Wait, How Many "Austins" Did Mike Myers Play?
This is where the "how many" question gets tricky. If you're asking how many characters Mike Myers played, the number grows with every movie. He basically turned the franchise into a one-man variety show.
In the first movie, he played two: Austin and Dr. Evil. By the second, he added Fat Bastard to the mix. By the third, he was playing four lead roles simultaneously: Austin, Dr. Evil, Fat Bastard, and Goldmember.
Think about the makeup chair. Myers was reportedly spending seven hours a day getting transformed into Fat Bastard. That’s commitment. Or just a very intense way to avoid talking to people on set.

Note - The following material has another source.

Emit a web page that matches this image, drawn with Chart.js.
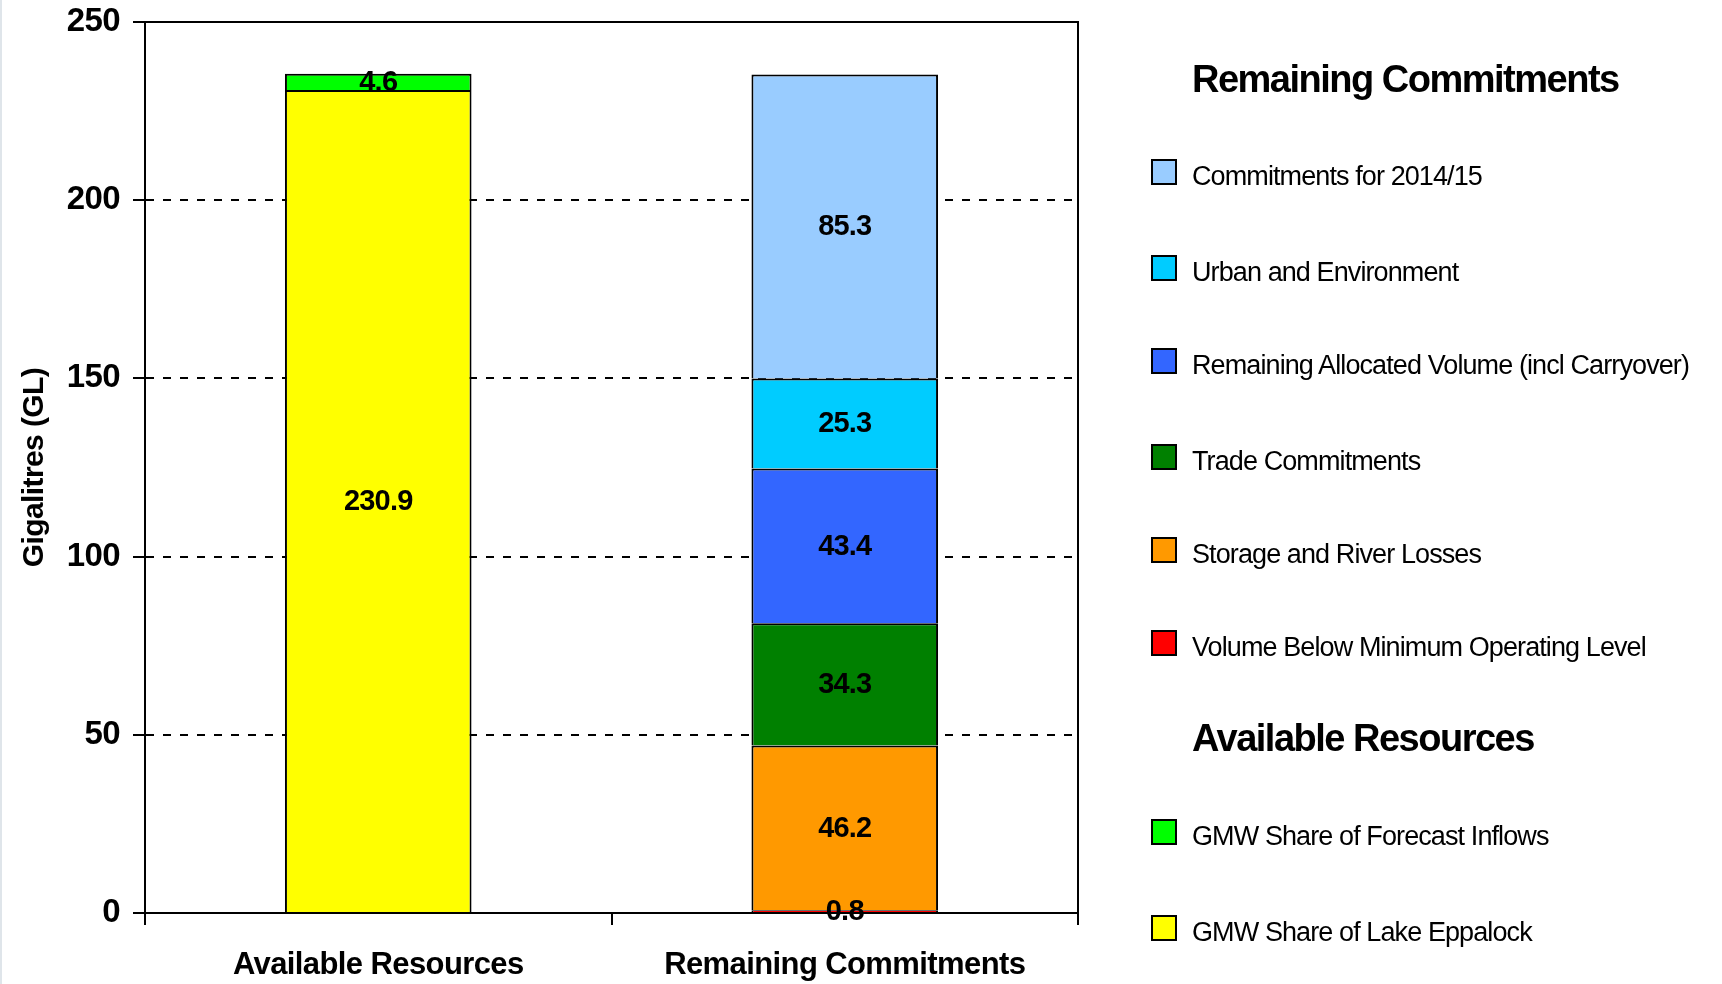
<!DOCTYPE html>
<html><head><meta charset="utf-8">
<script src="https://cdn.jsdelivr.net/npm/chart.js@4"></script>
<style>
html,body{margin:0;padding:0;background:#fff;overflow:hidden}
#wrap{position:relative;width:1722px;height:984px}
#c{position:absolute;left:0;top:0}
#edge{position:absolute;left:0;top:0;width:2px;height:984px;background:#dfe5ea}
.lg{position:absolute;font-family:'Liberation Sans',Arial,sans-serif;color:#000;white-space:nowrap;line-height:1}
.hd{font-weight:bold;font-size:38px;left:1192px;letter-spacing:-1.5px}
.it{font-size:27px;left:1192px;letter-spacing:-0.9px}
.bx{position:absolute;left:1151px;width:26px;height:26px;box-sizing:border-box;border:2px solid #000}
</style></head>
<body><div id="wrap"><canvas id="c" width="1722" height="984"></canvas><div id="edge"></div></div>
<script>
// ---- data ----
const categories = ['Available Resources', 'Remaining Commitments'];
const lakeEppalock      = [230.9, null];
const forecastInflows   = [4.6, null];
const belowMOL          = [null, 0.8];
const storageLosses     = [null, 46.2];
const tradeCommitments  = [null, 34.3];
const remainingAllocated= [null, 43.4];
const urbanEnvironment  = [null, 25.3];
const commitments201415 = [null, 85.3];
const yTicks = [0, 50, 100, 150, 200, 250];

const FONT = "'Liberation Sans', Arial, sans-serif";
Chart.defaults.font.family = FONT;
Chart.defaults.color = '#000';

const datasets = [
  {key:'lake', label:'GMW Share of Lake Eppalock', data:lakeEppalock, backgroundColor:'#FFFF00'},
  {key:'inflow', label:'GMW Share of Forecast Inflows', data:forecastInflows, backgroundColor:'#00FF00'},
  {key:'mol', label:'Volume Below Minimum Operating Level', data:belowMOL, backgroundColor:'#FF0000'},
  {key:'loss', label:'Storage and River Losses', data:storageLosses, backgroundColor:'#FF9900'},
  {key:'trade', label:'Trade Commitments', data:tradeCommitments, backgroundColor:'#008000'},
  {key:'alloc', label:'Remaining Allocated Volume (incl Carryover)', data:remainingAllocated, backgroundColor:'#3366FF'},
  {key:'urban', label:'Urban and Environment', data:urbanEnvironment, backgroundColor:'#00CCFF'},
  {key:'commit', label:'Commitments for 2014/15', data:commitments201415, backgroundColor:'#99CCFF'}
].map(d => Object.assign(d, {borderColor:'#000', borderWidth:2, barPercentage:0.4, categoryPercentage:1}));

const tightText = {
  id:'tightText',
  beforeDraw(chart){ chart.ctx.letterSpacing = '-0.6px'; }
};

const valueLabels = {
  id:'valueLabels',
  afterDatasetsDraw(chart){
    const ctx = chart.ctx;
    ctx.save();
    ctx.font = "bold 29px " + FONT;
    ctx.letterSpacing = '-0.8px';
    ctx.fillStyle = '#000';
    ctx.textAlign = 'center';
    ctx.textBaseline = 'middle';
    chart.data.datasets.forEach((ds, i) => {
      const meta = chart.getDatasetMeta(i);
      meta.data.forEach((el, j) => {
        const v = ds.data[j];
        if (v === null || v === undefined) return;
        ctx.fillText(v.toFixed(1), el.x, (el.y + el.base) / 2 + 1);
      });
    });
    ctx.restore();
  }
};

const frame = {
  id:'frame',
  afterDraw(chart){
    const {ctx, chartArea:a} = chart;
    ctx.save();
    ctx.strokeStyle = '#000';
    ctx.lineWidth = 2;
    ctx.beginPath();
    ctx.moveTo(a.left - 12, a.top); ctx.lineTo(a.right + 1, a.top);
    ctx.moveTo(a.right, a.top); ctx.lineTo(a.right, a.bottom);
    ctx.moveTo(a.left, a.bottom); ctx.lineTo(a.right, a.bottom);
    ctx.stroke();
    ctx.restore();
  }
};

new Chart(document.getElementById('c'), {
  type:'bar',
  data:{labels:categories, datasets},
  options:{
    responsive:false, animation:false, devicePixelRatio:1,
    layout:{padding:{left:0, top:22, right:644, bottom:0}},
    plugins:{legend:{display:false}, tooltip:{enabled:false}},
    scales:{
      x:{
        stacked:true,
        grid:{display:true, offset:true, drawOnChartArea:false, drawTicks:true, tickLength:12, color:'#000', lineWidth:2},
        border:{display:true, color:'#000', width:2},
        ticks:{font:{size:31, weight:'bold'}, padding:22, color:'#000', maxRotation:0},
        afterFit(s){ s.height = 71; s.paddingLeft = 0; s.paddingRight = 0; }
      },
      y:{
        stacked:true, min:0, max:250,
        afterBuildTicks(s){ s.ticks = yTicks.map(v => ({value:v})); },
        ticks:{font:{size:33, weight:'bold'}, padding:13, color:'#000'},
        grid:{
          color:(c) => (c.tick && (c.tick.value === 0 || c.tick.value === 250)) ? 'rgba(0,0,0,0)' : '#000',
          lineWidth:2, tickColor:'#000', tickWidth:2, tickLength:12, drawTicks:true
        },
        border:{display:true, color:'#000', width:2, dash:[8,9]},
        title:{display:true, text:'Gigalitres (GL)', font:{size:30, weight:'bold'}, color:'#000', padding:{top:17, bottom:0}},
        afterFit(s){ s.width = 145; s.paddingTop = 0; s.paddingBottom = 0; }
      }
    }
  },
  plugins:[tightText, valueLabels, frame]
});

// ---- custom grouped legend (HTML text) ----
const byKey = Object.fromEntries(datasets.map(d => [d.key, d]));
const legendGroups = [
  {title:'Remaining Commitments', y:79, items:[['commit',172],['urban',268],['alloc',361],['trade',457],['loss',550],['mol',643]]},
  {title:'Available Resources', y:738, items:[['inflow',832],['lake',928]]}
];
const wrap = document.getElementById('wrap');
legendGroups.forEach(g => {
  const h = document.createElement('div');
  h.className = 'lg hd'; h.textContent = g.title; h.style.top = (g.y - 19) + 'px';
  wrap.appendChild(h);
  g.items.forEach(([k, y]) => {
    const d = byKey[k];
    const b = document.createElement('div');
    b.className = 'bx'; b.style.background = d.backgroundColor; b.style.top = (y - 13) + 'px';
    wrap.appendChild(b);
    const t = document.createElement('div');
    t.className = 'lg it'; t.textContent = d.label; t.style.top = (y + 4 - 13.5) + 'px';
    wrap.appendChild(t);
  });
});
</script></body></html>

The Austin Powers 4 Mystery
Is there a fourth one? Technically, no. Not yet.
But if you’ve been online lately, you’ve probably seen the rumors. They’ve been swirling since the Bush administration. Every few years, Mike Myers or director Jay Roach drops a hint. In early 2024, Myers gave one of those "I can neither confirm nor deny" answers on a red carpet. Then in 2025, more whispers started about a script finally finding its "hook."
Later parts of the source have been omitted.